** BEGIN Material provided **

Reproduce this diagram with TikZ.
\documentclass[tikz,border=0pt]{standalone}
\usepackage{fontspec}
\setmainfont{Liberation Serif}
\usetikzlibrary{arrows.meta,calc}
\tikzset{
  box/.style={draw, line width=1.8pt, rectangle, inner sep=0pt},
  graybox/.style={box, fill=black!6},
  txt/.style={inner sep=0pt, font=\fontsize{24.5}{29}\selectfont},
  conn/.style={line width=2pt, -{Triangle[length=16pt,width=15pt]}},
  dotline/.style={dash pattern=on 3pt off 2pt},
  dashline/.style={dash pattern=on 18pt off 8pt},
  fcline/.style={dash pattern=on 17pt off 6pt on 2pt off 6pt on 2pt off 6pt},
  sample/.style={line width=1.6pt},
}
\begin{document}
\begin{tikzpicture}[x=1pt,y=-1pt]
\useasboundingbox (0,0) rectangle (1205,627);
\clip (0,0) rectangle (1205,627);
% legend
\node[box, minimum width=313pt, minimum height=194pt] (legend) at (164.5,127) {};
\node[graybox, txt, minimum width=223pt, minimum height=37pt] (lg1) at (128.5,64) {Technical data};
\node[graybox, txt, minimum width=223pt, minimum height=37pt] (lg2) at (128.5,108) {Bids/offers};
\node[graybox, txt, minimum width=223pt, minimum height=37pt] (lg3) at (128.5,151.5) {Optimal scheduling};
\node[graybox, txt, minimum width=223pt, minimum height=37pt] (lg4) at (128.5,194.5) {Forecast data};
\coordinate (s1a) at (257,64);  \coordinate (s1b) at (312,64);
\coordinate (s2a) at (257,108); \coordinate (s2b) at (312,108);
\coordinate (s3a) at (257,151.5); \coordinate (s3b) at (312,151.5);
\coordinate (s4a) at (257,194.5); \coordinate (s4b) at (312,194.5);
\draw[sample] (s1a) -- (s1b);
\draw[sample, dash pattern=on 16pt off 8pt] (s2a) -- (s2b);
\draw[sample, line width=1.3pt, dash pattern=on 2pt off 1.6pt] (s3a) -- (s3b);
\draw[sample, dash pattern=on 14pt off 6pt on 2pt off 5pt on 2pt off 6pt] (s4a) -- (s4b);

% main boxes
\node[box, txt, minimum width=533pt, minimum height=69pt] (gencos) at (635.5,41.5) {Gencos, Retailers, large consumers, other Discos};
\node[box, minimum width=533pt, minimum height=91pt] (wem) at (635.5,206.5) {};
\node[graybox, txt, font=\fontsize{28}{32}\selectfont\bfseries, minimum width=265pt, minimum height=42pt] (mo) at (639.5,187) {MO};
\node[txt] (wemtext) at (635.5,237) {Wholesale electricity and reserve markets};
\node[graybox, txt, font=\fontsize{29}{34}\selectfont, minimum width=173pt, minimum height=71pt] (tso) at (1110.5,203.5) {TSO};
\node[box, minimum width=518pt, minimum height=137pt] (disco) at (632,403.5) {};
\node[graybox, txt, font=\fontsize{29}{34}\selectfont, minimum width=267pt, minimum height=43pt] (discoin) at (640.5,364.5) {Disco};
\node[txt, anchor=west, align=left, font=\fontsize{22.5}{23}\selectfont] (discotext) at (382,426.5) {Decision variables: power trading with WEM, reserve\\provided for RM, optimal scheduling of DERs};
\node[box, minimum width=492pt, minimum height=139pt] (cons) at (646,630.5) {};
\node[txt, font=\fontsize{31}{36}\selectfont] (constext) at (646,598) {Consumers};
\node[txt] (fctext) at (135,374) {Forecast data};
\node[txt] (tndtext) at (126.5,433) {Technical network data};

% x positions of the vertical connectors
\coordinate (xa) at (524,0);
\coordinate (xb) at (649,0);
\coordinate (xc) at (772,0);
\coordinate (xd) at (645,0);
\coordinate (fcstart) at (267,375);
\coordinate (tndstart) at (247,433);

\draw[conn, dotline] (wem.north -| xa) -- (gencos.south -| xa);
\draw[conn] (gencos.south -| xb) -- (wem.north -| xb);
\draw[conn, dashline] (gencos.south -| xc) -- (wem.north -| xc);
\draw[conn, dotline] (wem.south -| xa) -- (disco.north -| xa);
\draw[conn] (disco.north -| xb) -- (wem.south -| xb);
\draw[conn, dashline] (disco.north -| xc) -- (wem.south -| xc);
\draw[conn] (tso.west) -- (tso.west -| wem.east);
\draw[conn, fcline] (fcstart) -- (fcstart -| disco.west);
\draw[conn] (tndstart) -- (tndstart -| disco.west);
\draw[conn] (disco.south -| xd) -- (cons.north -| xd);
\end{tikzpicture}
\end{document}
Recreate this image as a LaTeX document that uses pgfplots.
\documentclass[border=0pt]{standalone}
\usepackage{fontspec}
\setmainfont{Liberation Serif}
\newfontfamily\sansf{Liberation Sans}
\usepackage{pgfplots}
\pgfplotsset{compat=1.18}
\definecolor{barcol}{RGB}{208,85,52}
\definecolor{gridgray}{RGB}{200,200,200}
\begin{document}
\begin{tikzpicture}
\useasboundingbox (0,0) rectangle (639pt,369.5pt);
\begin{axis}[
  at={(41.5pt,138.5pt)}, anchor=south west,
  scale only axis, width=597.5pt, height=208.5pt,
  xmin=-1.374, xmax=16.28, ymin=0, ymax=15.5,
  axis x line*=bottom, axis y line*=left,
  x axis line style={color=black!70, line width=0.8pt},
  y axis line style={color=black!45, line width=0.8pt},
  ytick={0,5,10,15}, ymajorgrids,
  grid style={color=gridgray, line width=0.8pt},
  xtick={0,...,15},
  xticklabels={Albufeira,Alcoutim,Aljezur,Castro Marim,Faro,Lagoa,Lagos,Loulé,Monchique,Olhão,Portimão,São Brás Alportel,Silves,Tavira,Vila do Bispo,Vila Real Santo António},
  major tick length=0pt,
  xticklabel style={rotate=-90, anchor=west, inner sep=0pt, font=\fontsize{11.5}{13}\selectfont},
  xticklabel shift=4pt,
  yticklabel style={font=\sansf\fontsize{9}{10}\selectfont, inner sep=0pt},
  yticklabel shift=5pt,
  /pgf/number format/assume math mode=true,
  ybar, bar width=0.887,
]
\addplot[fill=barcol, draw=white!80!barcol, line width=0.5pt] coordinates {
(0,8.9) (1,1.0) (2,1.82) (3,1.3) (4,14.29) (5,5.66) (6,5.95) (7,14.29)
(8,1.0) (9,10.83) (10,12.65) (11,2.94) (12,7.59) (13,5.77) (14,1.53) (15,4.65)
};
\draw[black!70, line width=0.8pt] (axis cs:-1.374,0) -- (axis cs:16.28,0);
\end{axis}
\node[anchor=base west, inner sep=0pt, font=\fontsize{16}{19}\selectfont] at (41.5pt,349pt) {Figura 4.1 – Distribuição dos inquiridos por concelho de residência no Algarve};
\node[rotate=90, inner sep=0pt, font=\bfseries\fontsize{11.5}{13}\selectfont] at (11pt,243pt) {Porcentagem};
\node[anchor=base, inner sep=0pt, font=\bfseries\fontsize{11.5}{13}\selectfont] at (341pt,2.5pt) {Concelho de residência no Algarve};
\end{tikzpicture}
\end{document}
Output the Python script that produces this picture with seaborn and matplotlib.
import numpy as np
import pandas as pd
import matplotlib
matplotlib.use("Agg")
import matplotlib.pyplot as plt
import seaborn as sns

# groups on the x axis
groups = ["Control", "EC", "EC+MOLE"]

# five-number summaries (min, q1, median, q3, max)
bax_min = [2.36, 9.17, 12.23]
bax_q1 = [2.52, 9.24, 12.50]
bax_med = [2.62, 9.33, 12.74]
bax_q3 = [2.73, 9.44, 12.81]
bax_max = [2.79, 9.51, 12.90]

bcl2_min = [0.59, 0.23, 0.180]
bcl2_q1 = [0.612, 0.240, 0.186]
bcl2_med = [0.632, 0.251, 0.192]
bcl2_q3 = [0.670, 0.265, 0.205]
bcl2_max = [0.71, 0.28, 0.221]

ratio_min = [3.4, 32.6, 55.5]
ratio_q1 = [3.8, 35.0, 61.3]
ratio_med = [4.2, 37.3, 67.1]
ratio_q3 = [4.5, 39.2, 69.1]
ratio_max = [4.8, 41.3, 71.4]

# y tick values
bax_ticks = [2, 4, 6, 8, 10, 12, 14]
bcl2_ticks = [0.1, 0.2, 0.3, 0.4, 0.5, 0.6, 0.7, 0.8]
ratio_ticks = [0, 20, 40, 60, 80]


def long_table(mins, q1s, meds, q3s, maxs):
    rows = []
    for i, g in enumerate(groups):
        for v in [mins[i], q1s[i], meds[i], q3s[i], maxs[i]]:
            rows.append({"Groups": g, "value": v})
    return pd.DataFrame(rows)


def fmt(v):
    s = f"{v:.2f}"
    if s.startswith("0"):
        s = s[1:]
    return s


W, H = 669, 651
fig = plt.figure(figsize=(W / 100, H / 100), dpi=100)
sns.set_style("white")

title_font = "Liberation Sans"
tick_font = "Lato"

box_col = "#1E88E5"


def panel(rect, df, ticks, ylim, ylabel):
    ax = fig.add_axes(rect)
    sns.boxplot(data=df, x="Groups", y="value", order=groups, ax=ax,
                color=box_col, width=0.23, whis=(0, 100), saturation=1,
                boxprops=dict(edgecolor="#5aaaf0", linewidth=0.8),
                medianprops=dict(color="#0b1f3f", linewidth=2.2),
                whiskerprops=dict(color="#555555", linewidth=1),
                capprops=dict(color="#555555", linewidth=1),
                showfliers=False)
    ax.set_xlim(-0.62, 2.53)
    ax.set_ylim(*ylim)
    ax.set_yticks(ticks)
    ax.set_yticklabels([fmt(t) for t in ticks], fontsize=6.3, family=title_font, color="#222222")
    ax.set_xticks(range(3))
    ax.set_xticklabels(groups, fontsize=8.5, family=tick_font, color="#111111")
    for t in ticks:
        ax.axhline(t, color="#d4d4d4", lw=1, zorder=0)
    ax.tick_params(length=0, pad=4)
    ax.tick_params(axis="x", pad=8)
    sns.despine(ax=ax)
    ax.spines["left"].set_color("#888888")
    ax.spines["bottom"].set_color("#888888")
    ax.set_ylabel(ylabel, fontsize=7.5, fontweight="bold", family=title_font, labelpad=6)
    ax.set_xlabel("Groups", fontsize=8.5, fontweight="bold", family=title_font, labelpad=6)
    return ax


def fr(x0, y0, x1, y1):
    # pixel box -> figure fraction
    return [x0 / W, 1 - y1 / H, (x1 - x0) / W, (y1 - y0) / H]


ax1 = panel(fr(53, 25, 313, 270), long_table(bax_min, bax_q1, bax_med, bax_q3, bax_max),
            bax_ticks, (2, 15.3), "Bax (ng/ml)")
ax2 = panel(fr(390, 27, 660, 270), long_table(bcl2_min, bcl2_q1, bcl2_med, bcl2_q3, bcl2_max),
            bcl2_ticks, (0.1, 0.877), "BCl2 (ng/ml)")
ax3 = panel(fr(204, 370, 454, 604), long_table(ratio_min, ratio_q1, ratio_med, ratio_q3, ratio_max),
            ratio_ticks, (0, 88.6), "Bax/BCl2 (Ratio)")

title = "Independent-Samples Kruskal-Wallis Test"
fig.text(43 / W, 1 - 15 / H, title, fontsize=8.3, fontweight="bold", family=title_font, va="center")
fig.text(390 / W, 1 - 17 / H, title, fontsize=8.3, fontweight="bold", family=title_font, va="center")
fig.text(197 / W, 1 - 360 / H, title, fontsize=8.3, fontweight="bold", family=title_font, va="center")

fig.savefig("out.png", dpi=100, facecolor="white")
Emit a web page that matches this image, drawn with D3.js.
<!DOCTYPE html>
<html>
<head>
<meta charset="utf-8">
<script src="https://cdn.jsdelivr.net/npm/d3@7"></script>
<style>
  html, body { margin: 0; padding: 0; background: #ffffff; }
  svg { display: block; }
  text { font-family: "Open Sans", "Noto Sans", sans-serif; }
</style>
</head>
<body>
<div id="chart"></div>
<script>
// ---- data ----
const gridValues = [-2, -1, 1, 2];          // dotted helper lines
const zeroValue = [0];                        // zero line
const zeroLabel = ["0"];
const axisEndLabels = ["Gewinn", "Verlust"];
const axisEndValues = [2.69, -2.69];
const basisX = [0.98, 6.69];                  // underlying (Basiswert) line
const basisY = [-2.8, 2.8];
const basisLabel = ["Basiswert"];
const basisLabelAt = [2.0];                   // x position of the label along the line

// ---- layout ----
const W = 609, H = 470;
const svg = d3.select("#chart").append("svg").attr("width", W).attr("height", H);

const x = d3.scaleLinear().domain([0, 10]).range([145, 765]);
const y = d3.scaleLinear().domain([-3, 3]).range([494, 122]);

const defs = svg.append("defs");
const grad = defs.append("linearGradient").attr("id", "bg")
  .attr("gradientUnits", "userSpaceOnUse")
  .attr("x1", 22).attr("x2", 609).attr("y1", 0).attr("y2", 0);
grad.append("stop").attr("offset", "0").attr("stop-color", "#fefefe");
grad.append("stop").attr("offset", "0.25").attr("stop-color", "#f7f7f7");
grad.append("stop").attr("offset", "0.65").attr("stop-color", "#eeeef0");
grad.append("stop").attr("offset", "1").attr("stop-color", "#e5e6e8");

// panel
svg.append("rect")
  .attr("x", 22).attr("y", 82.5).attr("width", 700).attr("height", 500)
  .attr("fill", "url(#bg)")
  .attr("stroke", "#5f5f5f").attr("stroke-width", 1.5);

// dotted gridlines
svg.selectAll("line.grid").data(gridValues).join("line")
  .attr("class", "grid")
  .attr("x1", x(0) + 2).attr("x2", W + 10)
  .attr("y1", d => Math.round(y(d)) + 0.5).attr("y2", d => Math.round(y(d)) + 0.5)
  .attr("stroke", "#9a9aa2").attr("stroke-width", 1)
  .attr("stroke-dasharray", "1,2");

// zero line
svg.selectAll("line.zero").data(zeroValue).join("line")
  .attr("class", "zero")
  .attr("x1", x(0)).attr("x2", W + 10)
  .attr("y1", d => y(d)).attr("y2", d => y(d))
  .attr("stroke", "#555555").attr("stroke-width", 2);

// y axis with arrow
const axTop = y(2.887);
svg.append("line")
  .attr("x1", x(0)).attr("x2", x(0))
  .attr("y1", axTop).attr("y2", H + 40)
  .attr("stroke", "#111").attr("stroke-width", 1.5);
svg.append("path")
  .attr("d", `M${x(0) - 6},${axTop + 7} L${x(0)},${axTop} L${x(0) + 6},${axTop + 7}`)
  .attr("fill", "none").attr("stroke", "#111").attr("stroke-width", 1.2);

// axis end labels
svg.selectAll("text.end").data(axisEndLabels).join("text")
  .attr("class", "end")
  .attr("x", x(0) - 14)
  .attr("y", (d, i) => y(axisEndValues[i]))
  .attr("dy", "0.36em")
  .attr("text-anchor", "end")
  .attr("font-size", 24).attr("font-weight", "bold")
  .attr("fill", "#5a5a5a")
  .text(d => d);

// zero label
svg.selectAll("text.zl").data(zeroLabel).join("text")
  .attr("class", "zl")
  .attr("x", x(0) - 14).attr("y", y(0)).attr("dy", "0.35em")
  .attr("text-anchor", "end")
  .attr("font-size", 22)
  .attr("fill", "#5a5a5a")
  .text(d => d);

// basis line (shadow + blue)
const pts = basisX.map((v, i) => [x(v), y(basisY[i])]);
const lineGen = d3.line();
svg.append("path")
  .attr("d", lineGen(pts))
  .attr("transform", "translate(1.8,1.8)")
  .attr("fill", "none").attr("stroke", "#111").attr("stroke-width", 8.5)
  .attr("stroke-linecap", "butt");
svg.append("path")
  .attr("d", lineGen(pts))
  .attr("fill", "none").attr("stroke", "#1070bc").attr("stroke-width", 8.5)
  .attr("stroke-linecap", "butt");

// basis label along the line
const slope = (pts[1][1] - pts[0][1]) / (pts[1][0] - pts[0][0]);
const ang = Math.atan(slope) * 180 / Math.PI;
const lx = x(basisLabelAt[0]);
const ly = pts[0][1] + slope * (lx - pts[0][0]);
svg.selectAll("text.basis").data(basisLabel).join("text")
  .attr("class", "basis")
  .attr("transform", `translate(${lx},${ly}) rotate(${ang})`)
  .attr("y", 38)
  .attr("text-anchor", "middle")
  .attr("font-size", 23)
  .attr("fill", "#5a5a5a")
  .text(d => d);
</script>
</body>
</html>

** END Material provided **

In the data above, how many lines contain the string "that"? Answer with the number only.

**Solution to this problem:** 3